Google Analytics showing a massive drop in traffic

"If Your Site Was Affected, You're a Spammer!"

As I've been browsing the subs on Reddit where I've seen this come up, I've seen a number of users commenting things to the effect of "Good, the less spam affiliate garbage the better!", "Your site/content was probably shit", "Try writing actual decent, quality content for a change and maybe you'll rank! ", etc. Basically lumping all sites with massacred traffic into one category: SPAM.

Now, I don't know much about SEO ... I had to look up what the heck a "SERP" was (Search Engine Results Page), forget every time what E-E-A-T (Experience, Expertise, Authoritativeness, and Trustworthiness) is supposed to mean literally 2 seconds after looking it up, don't know what short-tail or long-tail keywords are (and frankly don't really give a shit!), and don't use tools to determine my DA (domain authority), which I know is low.

Why? Because I just want to write (hopefully decent and helpful) content, and hope it occasionally helps others.

But Who Has Actually Been Affected?

Well, according a number of redditors, only affiliate-pushing spam sites, or sites with really bad content have been hit by this recent Google search update.

But as other posters on Reddit have been noting, this HCU has actually been killing traffic to some of the bigger sites and players as well, ones with legit helpful content, and instead favouring the really big players like Reddit, Facebook, Quora (really?), and oddly, the news sites with those invasive, pop-up, non-stop adverts every paragraph or so.

Is This the End for Small Sites?

As I've been reading the doom and gloom comments on Reddit about how only bad, poorly written or spammy content has been hit, I've tried to reflect on my own site...

I do have some pretty poorly written content, which I wrote when I first started my blog, and which I've been meaning to go back and fix up.

And I do have affiliate links in each of my posts - but only static ones, and only 1 or 2 per post.

And I suppose my site isn't the nicest looking in the internet world, and has missing features I haven't found the time to add. But surely it's not that bad, is it?

Maybe it is, maybe it isn't. I don't know. Maybe I'm guilty as charged, and deserve to be buried in the SERPs. But what I do know is that I share an opinion that others are starting to share as well: Google is no longer the search engine it once was.

Google isn't the Only Search Engine in Town

I actually mostly stopped using Google for search sometime last year, before all this HCU stuff started. But for me it was due to something I find extremely egregious: Google's never ending, maddening, "I'm not a robot" captchas.

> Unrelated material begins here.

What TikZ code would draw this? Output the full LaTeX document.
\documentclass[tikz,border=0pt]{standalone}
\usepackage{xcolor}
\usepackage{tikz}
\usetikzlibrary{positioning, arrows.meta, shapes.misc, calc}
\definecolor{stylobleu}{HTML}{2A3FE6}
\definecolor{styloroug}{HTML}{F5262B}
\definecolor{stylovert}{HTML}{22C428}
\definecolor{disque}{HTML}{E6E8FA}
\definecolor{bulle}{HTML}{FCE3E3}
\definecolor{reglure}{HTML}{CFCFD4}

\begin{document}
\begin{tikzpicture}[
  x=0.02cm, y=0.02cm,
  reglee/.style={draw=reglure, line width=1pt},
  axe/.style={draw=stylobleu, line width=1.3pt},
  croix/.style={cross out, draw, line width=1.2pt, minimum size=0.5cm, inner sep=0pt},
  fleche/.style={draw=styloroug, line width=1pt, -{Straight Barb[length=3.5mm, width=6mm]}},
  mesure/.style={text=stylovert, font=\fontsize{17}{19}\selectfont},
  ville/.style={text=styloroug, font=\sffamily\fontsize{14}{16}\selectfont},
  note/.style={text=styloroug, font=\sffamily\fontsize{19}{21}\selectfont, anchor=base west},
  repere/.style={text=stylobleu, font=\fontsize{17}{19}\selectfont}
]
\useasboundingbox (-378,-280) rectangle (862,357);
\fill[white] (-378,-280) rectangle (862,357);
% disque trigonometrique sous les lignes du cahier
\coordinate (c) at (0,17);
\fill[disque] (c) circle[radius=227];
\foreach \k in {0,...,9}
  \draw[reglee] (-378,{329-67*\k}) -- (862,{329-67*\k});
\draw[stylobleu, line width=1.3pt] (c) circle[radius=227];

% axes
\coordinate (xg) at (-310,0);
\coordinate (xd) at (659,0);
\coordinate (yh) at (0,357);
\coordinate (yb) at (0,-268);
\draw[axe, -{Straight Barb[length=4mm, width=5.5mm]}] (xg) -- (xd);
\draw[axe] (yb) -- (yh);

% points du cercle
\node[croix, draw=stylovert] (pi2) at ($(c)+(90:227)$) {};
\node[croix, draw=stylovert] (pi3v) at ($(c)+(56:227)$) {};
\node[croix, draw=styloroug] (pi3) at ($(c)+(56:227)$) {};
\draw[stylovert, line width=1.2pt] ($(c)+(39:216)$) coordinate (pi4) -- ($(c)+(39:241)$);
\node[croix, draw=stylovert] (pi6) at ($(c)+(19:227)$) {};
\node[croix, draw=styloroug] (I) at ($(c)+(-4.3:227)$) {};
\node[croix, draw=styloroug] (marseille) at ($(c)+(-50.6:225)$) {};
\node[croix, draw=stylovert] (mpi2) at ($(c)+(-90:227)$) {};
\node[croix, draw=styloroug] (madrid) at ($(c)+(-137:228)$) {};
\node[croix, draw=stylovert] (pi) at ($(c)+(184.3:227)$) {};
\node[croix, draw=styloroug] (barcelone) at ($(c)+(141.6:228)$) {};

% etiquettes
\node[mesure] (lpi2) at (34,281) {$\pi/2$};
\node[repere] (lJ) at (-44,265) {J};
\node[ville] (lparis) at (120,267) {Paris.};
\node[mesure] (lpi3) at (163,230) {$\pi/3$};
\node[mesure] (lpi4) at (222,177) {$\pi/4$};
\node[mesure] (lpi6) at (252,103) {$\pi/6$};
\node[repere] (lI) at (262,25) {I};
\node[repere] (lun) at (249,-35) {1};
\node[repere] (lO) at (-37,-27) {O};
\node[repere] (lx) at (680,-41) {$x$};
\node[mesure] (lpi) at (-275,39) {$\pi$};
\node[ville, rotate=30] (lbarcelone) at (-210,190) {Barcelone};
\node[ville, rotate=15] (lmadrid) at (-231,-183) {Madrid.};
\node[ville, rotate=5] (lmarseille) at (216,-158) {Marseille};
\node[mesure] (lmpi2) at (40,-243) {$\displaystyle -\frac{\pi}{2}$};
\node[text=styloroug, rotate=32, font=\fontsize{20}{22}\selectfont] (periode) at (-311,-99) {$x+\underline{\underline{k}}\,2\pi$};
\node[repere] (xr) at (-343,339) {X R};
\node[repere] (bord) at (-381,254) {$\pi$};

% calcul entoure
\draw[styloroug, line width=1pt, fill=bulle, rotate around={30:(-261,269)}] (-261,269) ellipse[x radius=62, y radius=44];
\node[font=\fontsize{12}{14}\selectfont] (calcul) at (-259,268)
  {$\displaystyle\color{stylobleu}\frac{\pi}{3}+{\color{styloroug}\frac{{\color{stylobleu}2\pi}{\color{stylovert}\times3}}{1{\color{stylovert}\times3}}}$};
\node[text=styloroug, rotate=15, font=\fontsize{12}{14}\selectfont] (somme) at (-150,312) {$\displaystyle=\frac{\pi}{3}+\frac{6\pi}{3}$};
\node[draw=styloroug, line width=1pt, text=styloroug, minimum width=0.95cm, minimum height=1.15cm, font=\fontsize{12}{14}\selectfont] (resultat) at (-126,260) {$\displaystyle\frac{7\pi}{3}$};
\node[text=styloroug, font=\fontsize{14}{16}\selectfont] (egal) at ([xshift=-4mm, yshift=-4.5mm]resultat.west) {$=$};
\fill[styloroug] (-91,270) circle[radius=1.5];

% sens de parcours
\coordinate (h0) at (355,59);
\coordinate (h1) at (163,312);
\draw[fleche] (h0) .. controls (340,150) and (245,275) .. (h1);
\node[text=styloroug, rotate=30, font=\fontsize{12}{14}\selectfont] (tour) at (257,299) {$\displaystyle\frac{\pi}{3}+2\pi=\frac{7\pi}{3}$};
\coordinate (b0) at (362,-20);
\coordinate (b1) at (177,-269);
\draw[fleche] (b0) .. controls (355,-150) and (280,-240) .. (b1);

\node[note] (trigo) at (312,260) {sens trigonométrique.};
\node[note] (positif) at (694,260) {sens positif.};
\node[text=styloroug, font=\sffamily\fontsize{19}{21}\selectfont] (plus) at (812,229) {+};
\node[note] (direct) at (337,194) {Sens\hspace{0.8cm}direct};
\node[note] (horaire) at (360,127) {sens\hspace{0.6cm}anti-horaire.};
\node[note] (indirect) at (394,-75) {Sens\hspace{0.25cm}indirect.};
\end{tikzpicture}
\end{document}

Google's annoying "I'm not a robot" captchas

I get the captchas because I'm almost always on a VPN, and I'm almost always using Firefox. I also have a bunch of privacy and security add-ons installed, which probably doesn't help.

But I'm pretty sure I'm not a robot (although I suppose that's debatable!), and I prefer not having to prove it to Google every 5 minutes or so. So I stopped using Google for search, and switched to using DuckDuckGo instead last year.

And this isn't even the first time I've been burned by Google's decisions. If you're familiar at all with the Google Graveyard, you'll know that Google has a long history of killing off products and services that people have come to rely on. This has happened to me a number of times, in both a personal and professional capacity, and frankly it's getting old.

Where to Go From Here

So where do I go from here?

I'm not entirely sure. I'm not going to stop writing, which I only do when time permits anyway. I'm just going to do like I was when I started my blog, and before I started trying to "SEO" it: write when I can, and hope that what I write is helpful to someone.

Have you been affected by the latest HCU? Are you seeing massive drops/increases in traffic? Are you considering moving away from Google in general?